Documentaries often succeed through their attention to detail, something Our Man in Tehran outwardly possesses in its weaving together of contemporary interviews, archival footage, and a perpetually dramatic score in order to offer a pulsating take on U.S. relations with Iran in the late 1970s and early ’80s. However, directors Drew Taylor and Larry Weinstein use these elements less as an inspired fusion for compelling historicism than a template to flex domestic muscle, with Canadian and U.S. camaraderie being the film’s implicit focus via a litany of talking heads that become simply data points for the filmmakers to maneuver as they see fit, in search of a history that emanates from purely Western political philosophies. Never is there an Iranian perspective on the proceedings, giving Our Man in Tehran the jingoistic bent its title implies.
Ken Taylor is the film’s surrogate protagonist, a real-life version of Victor Garber’s character in Argo. Each film is based on the events surrounding a 1980 hostage crisis at the U.S. embassy in Tehran, where six workers were taken hostage. Taylor facilitated the escape, but he also spent many years as the Canadian ambassador to Iran; he relies less on data than intuition, remarking how he could guestimate the state of the economy by keeping tabs on “how much caviar was sold at the bar” on any given night. That’s a joke on the Iranian economy’s skyrocketing status due to oil prices, which also prompted an estimable boom within Iranian culture, creating a riff between clerics and Westernized Iran, and catalyzing the power-hungry motives of then King of Iran, Mohammed Reza Pahlavi, known more tersely as the Shah.
Never is there an Iranian perspective on the proceedings, giving the documentary the jingoistic bent its title implies.
The information throughout Our Man in Tehran comes from the horse’s mouth via decades-later testimonies of those embroidered within the events, but the filmmakers resort to stock, pacifying dramatic tactics throughout, such as having a fire gently roaring behind William Daugherty, a former C.I.A. operative who reassures that the Iranian people “were not hostile to the American government” at this historical point. The sound of burning wood and the film’s score are heard alongside Daugherty’s voice, which demonstrates how dedicated the filmmakers are to carefully balancing audio tracks in order to mask the forged properties of a bogus historicism that allows only white voices to speak for the psychology behind a critical turning point in Iranian world diplomacy.

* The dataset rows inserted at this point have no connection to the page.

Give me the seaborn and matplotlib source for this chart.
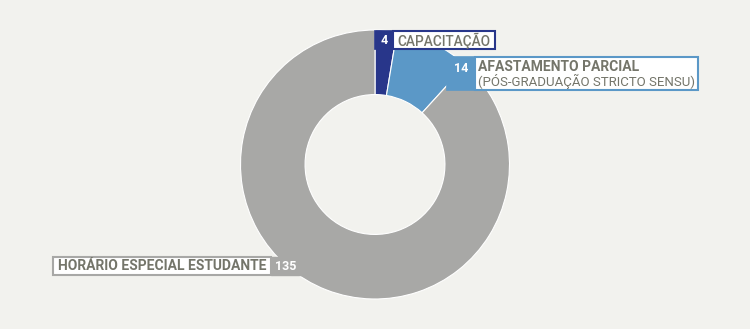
import matplotlib
matplotlib.use("Agg")
import matplotlib.pyplot as plt
from matplotlib.patches import Rectangle
import seaborn as sns

categories = ["CAPACITAÇÃO", "AFASTAMENTO PARCIAL\n(PÓS-GRADUAÇÃO STRICTO SENSU)", "HORÁRIO ESPECIAL ESTUDANTE"]
values = [4, 14, 135]
colors = ["#28368a", "#5b98c7", "#a8a8a6"]

BG = "#f2f2ee"
TXT = "#74756a"

sns.set_theme(style="white")
plt.rcParams["font.family"] = ["Roboto", "DejaVu Sans"]

W, H = 750, 329
fig = plt.figure(figsize=(7.5, 3.29), dpi=100, facecolor=BG)
ax = fig.add_axes([0, 0, 1, 1])
ax.set_facecolor(BG)

cx, cy, R = 375, H - 164.5, 134.5
ax.pie(values, colors=colors, startangle=90, counterclock=False,
       center=(cx, cy), radius=R,
       wedgeprops=dict(width=R * 0.48, edgecolor="white", linewidth=0.8))
ax.set_xlim(0, W)
ax.set_ylim(0, H)
ax.set_aspect("equal")
ax.axis("off")

def py(y):
    return H - y

def label(x0, x1, x2, y0, y1, color):
    ax.add_patch(Rectangle((x0, py(y1)), x1 - x0, y1 - y0, facecolor=color, edgecolor=color, lw=1.2, zorder=5))
    ax.add_patch(Rectangle((x1, py(y1)), x2 - x1, y1 - y0, facecolor="white", edgecolor=color, lw=1.5, zorder=5))

# CAPACITAÇÃO
label(375, 393, 495, 31, 49, colors[0])
ax.text(384, py(41), str(values[0]), color="white", fontsize=9, fontweight="bold", ha="center", va="center", zorder=6)
ax.text(397, py(41), categories[0], color=TXT, fontsize=9.8, fontweight="medium", ha="left", va="center", zorder=6)

# AFASTAMENTO
label(447, 475, 698, 57, 90, colors[1])
ax.text(461, py(68), str(values[1]), color="white", fontsize=9, fontweight="bold", ha="center", va="center", zorder=6)
l1, l2 = categories[1].split("\n")
ax.text(478, py(67), l1, color=TXT, fontsize=10, fontweight="bold", ha="left", va="center", zorder=6)
ax.text(478, py(81), l2, color=TXT, fontsize=9.5, ha="left", va="center", zorder=6)

# HORÁRIO
ax.add_patch(Rectangle((53, py(275)), 271 - 53, 18, facecolor="white", edgecolor=colors[2], lw=1.5, zorder=5))
ax.add_patch(Rectangle((271, py(275)), 30, 18, facecolor=colors[2], edgecolor=colors[2], lw=1.0, zorder=5))
ax.text(286, py(266), str(values[2]), color="white", fontsize=9, fontweight="bold", ha="center", va="center", zorder=6)
ax.text(58, py(266), categories[2], color=TXT, fontsize=10, fontweight="bold", ha="left", va="center", zorder=6)

fig.savefig("out.png", dpi=100, facecolor=BG)
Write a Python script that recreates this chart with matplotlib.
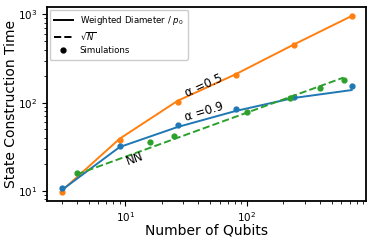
import matplotlib
matplotlib.use("Agg")
import matplotlib.pyplot as plt
import numpy as np

# Data
n_tree = [3, 9, 27, 81, 243, 729]
orange_line = [10, 39, 105, 210, 455, 960]
orange_sim = [9.7, 37.7, 102, 206, 453, 966]
blue_line = [10.2, 31.4, 53, 80.5, 113, 139]
blue_sim = [10.7, 32.2, 55.8, 84.7, 116, 155]
n_grid = [4, 16, 25, 100, 225, 400, 625]
green_sim = [15.9, 35.7, 41.9, 78, 113, 147, 181]
sqrt_coef = 7.7

fig = plt.figure(figsize=(3.74, 2.40), dpi=100)
ax = fig.add_axes([0.126, 0.163, 0.853, 0.808])

c_or, c_bl, c_gr = "#ff7f0e", "#1f77b4", "#2ca02c"
ax.plot(n_tree, orange_line, color=c_or, lw=1.4)
ax.plot(n_tree, orange_sim, "o", color=c_or, ms=3.5)
ax.plot(n_tree, blue_line, color=c_bl, lw=1.4)
ax.plot(n_tree, blue_sim, "o", color=c_bl, ms=3.5)
ng = np.array(n_grid, dtype=float)
ax.plot(ng, sqrt_coef * np.sqrt(ng), "--", color=c_gr, lw=1.4)
ax.plot(n_grid, green_sim, "o", color=c_gr, ms=3.5)

ax.set_xscale("log")
ax.set_yscale("log")

ax.plot([], [], "-", color="k", lw=1.4, label="Weighted Diameter / $p_0$")
ax.plot([], [], "--", color="k", lw=1.4, label="$\\sqrt{N}$")
ax.plot([], [], "o", color="k", ms=3.5, label="Simulations")
ax.legend(loc="upper left", fontsize=6.2, handlelength=2.2, borderpad=0.5,
          labelspacing=0.45, framealpha=1, borderaxespad=0.3)

ax.text(44, 155, "α =0.5", fontsize=8.5, rotation=24, ha="center", va="center")
ax.text(44.6, 78, "α =0.9", fontsize=8.5, rotation=17, ha="center", va="center")
ax.text(12.1, 22.9, "NN", fontsize=8.5, rotation=20, ha="center", va="center")

ax.set_xlabel("Number of Qubits", fontsize=10, labelpad=-1)
ax.set_ylabel("State Construction Time", fontsize=10, labelpad=0)
ax.tick_params(labelsize=7.5)
for s in ax.spines.values():
    s.set_linewidth(1.3)

fig.savefig("out.png", dpi=100)
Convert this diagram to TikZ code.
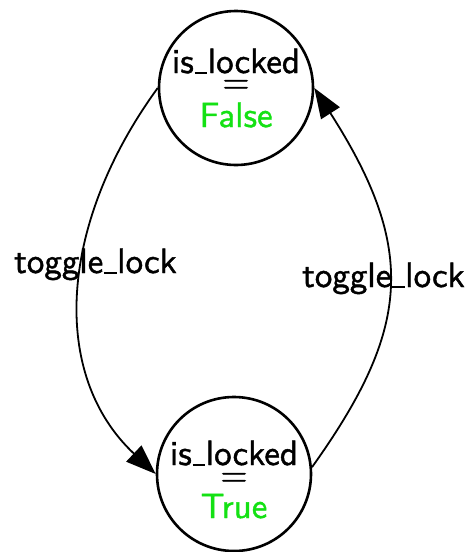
\documentclass[tikz,border=0pt]{standalone}
\usepackage{fontspec}
\newfontfamily\lmsx{lmsans10-regular}[Extension=.otf,FakeBold=1.2]
\usetikzlibrary{arrows.meta}
\definecolor{stategreen}{RGB}{20,225,20}
\newcommand\usc{\kern0.02em\rule[-0.03em]{0.36em}{0.065em}\kern0.02em}
\begin{document}
\begin{tikzpicture}[x=1pt,y=-1pt,
  state/.style={draw=black,line width=2.6pt,circle,minimum size=154pt,inner sep=0pt},
  txt/.style={inner sep=0pt,anchor=base,font=\lmsx\fontsize{35}{35}\selectfont},
  eqtxt/.style={txt,text height=0.38em,text depth=-0.12em},
  edge/.style={draw=black,line width=1.8pt,-{Triangle[length=30pt,width=22pt]}}]
\useasboundingbox (0,0) rectangle (469,552);
\node[state] (f) at (236,88) {};
\node[state] (t) at (234,474) {};
\node[txt] (f1) at (236,73) {is\usc locked};
\node[eqtxt] (f2) at (236,93) {=};
\node[txt,text=stategreen] (f3) at (236,127) {False};
\node[txt] (t1) at (234,465) {is\usc locked};
\node[eqtxt] (t2) at (234,486) {=};
\node[txt,text=stategreen] (t3) at (234,518) {True};
\draw[edge] (f.west) .. controls (58,225) and (50,375) .. (t.west);
\draw[edge] (t.5) .. controls (410,330) and (418,250) .. (f.east);
\node[txt] (l1) at (95.5,273) {toggle\usc lock};
\node[txt] (l2) at (383.5,287) {toggle\usc lock};
\end{tikzpicture}
\end{document}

Perhaps the film’s most egregious error is its haphazard deployment of B-roll footage that appears and vanishes as if matter of factly illustrating the accompanying voiceover rather than having been carefully selected. When an ambassador speaks about the dangers of the Mehrabad International Airport, warning that “you do not want to tangle with those people,” the filmmakers show random footage of “those people,” cluttered and seemingly chaotic. In the latter part of the film, the rescue mission’s specifics are detailed in a manner that focuses on peculiar circumstances of fortune, as in the airport guard who “was taking a tea break” at a key moment, thus allowing the hostages to escape. When foreign correspondent Joe Schlesinger concludes that Iran operated under a “my way or the highway” mentality and “that’s the way Iran was run and the way it’s still run,” the film’s switch to a lamentful piano track revels in the nationalistic warmth suggested by such broad-strokes essentializing. None of these speakers offer more than platitudinal sound bites, like “people lose sight of what a hero really is,” or “this wasn’t a movie, it was real life.” But Our Man in Tehran is a movie, trying desperately to seem as if it isn’t.